Pull out exactly the lines from the line containing "Clone this chart in seaborn and matplotlib." to the line containing "yticks = [-2, 0, 2, 4, 6, 8, 10]", both lines included, with pictures removed from the copy.

■ MATERIAL SUPPLIED

+-------+

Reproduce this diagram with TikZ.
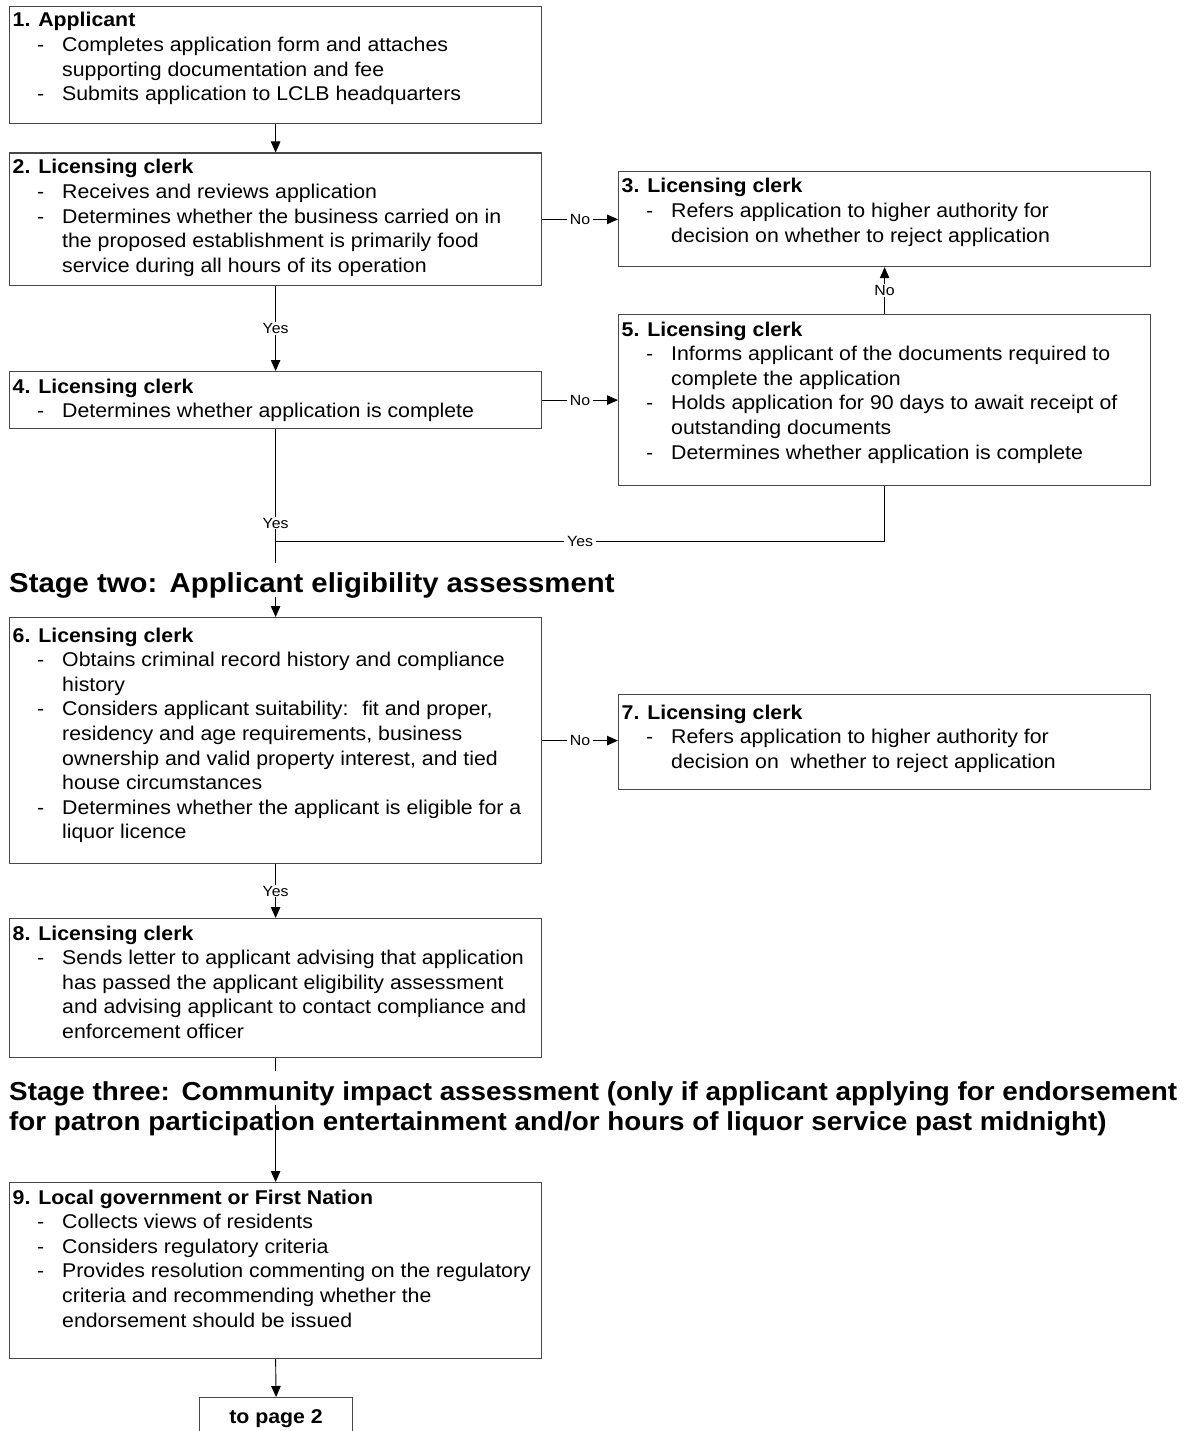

+-------+

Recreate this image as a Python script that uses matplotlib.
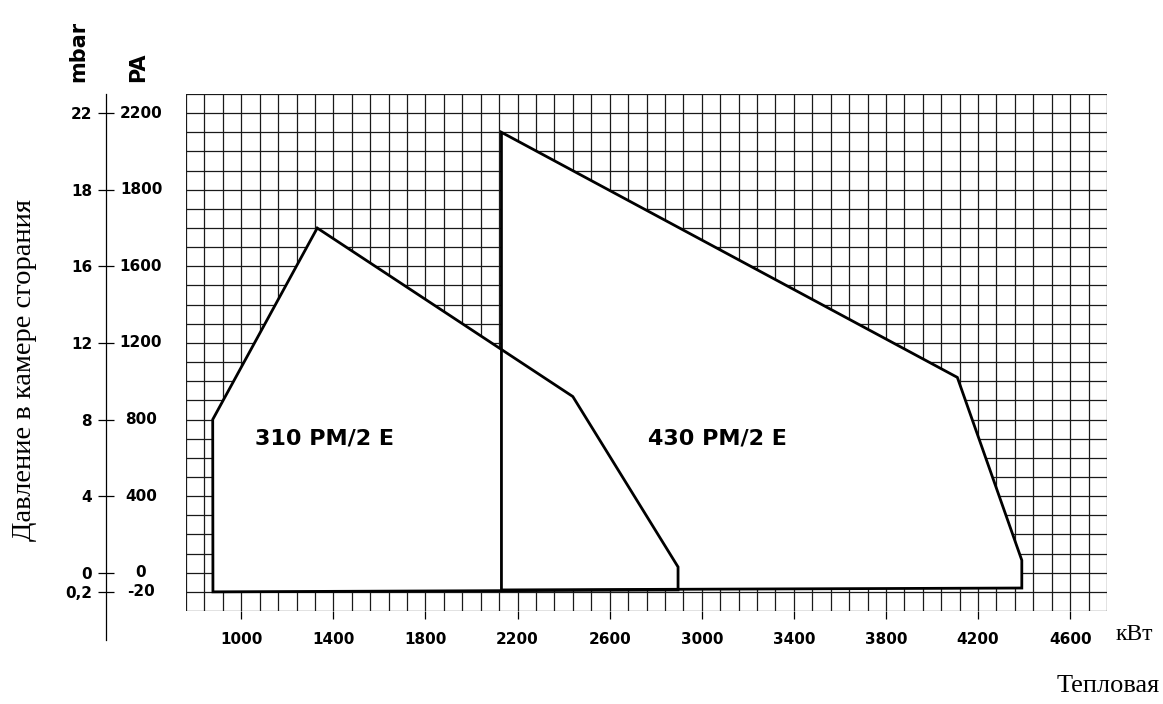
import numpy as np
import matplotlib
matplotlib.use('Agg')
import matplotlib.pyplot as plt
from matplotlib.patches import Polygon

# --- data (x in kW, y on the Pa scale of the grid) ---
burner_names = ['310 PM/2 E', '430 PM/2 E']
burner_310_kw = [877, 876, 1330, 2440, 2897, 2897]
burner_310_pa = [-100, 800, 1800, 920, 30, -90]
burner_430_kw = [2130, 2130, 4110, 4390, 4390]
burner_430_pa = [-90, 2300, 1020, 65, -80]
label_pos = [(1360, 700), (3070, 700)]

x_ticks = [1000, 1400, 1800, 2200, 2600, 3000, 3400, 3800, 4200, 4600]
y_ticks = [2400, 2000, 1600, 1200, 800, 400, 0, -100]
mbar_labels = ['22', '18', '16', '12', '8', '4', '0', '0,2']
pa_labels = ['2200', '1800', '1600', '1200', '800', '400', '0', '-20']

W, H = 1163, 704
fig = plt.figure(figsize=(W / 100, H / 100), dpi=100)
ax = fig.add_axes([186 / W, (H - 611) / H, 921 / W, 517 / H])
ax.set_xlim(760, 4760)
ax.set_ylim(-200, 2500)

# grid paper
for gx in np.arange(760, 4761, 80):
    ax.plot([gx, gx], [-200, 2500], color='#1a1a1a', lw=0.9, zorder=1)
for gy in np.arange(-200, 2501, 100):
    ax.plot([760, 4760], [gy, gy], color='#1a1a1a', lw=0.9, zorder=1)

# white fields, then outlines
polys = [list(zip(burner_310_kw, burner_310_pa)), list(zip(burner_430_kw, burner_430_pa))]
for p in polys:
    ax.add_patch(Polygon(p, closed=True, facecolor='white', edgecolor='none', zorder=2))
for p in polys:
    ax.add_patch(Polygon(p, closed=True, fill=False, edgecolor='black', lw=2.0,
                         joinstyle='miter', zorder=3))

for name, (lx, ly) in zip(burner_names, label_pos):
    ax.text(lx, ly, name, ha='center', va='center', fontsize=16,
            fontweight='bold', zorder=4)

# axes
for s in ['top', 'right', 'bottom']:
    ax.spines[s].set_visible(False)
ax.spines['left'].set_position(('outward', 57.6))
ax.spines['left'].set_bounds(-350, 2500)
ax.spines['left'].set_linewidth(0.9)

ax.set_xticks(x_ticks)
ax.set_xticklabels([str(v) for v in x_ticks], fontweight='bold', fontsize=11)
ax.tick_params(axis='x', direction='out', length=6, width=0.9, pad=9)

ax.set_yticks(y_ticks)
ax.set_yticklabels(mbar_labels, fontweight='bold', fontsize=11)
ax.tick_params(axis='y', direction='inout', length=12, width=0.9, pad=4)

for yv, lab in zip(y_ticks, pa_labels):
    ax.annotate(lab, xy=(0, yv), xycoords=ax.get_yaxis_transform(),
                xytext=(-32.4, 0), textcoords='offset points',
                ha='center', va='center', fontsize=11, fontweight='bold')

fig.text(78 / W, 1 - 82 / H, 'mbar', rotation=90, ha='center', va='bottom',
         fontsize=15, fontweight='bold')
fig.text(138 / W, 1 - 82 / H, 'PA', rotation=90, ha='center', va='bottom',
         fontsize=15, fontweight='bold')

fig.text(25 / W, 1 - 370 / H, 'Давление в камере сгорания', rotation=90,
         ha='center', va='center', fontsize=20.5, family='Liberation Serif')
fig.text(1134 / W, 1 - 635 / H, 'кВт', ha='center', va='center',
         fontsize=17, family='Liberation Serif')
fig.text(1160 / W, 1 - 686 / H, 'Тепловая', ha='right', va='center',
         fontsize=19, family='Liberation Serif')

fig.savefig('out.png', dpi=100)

+-------+

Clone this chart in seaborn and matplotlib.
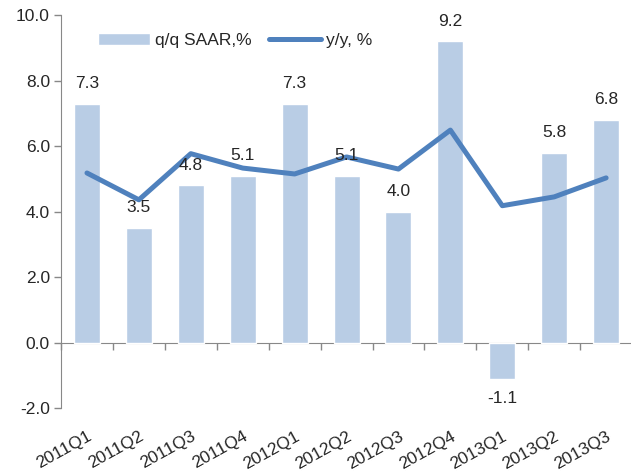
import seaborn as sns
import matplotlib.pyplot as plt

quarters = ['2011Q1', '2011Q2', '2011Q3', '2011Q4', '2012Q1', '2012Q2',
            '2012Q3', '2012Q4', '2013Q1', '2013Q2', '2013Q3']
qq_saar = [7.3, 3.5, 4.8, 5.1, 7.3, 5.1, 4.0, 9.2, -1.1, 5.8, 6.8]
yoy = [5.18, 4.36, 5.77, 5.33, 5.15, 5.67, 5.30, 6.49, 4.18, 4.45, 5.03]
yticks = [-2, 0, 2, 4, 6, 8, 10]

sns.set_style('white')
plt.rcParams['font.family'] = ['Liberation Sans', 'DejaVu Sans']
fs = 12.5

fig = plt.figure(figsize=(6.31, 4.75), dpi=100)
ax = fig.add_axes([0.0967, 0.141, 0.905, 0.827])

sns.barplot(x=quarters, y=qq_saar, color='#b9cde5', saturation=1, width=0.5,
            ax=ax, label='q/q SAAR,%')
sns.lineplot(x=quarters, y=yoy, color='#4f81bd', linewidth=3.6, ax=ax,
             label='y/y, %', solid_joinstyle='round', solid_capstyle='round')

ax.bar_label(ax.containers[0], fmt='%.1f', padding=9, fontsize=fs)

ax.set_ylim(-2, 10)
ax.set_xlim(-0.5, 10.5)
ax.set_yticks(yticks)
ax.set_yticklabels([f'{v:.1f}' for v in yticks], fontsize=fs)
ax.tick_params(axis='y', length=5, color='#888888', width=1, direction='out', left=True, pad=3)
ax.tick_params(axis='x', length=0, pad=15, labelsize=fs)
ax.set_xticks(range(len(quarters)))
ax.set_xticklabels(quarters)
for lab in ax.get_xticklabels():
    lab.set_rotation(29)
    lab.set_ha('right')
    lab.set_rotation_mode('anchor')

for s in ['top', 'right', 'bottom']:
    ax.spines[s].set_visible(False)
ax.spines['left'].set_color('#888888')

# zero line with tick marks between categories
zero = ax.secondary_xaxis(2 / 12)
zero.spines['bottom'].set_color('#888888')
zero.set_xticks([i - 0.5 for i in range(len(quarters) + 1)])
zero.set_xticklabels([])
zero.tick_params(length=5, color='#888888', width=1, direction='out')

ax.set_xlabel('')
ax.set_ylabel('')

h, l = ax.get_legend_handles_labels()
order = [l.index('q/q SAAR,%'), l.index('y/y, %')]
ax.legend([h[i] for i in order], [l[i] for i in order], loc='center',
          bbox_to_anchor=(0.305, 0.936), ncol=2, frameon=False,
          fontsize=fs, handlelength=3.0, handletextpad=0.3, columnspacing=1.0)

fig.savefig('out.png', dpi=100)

+-------+

■ TASK OUTPUT
Clone this chart in seaborn and matplotlib.
import seaborn as sns
import matplotlib.pyplot as plt

quarters = ['2011Q1', '2011Q2', '2011Q3', '2011Q4', '2012Q1', '2012Q2',
            '2012Q3', '2012Q4', '2013Q1', '2013Q2', '2013Q3']
qq_saar = [7.3, 3.5, 4.8, 5.1, 7.3, 5.1, 4.0, 9.2, -1.1, 5.8, 6.8]
yoy = [5.18, 4.36, 5.77, 5.33, 5.15, 5.67, 5.30, 6.49, 4.18, 4.45, 5.03]
yticks = [-2, 0, 2, 4, 6, 8, 10]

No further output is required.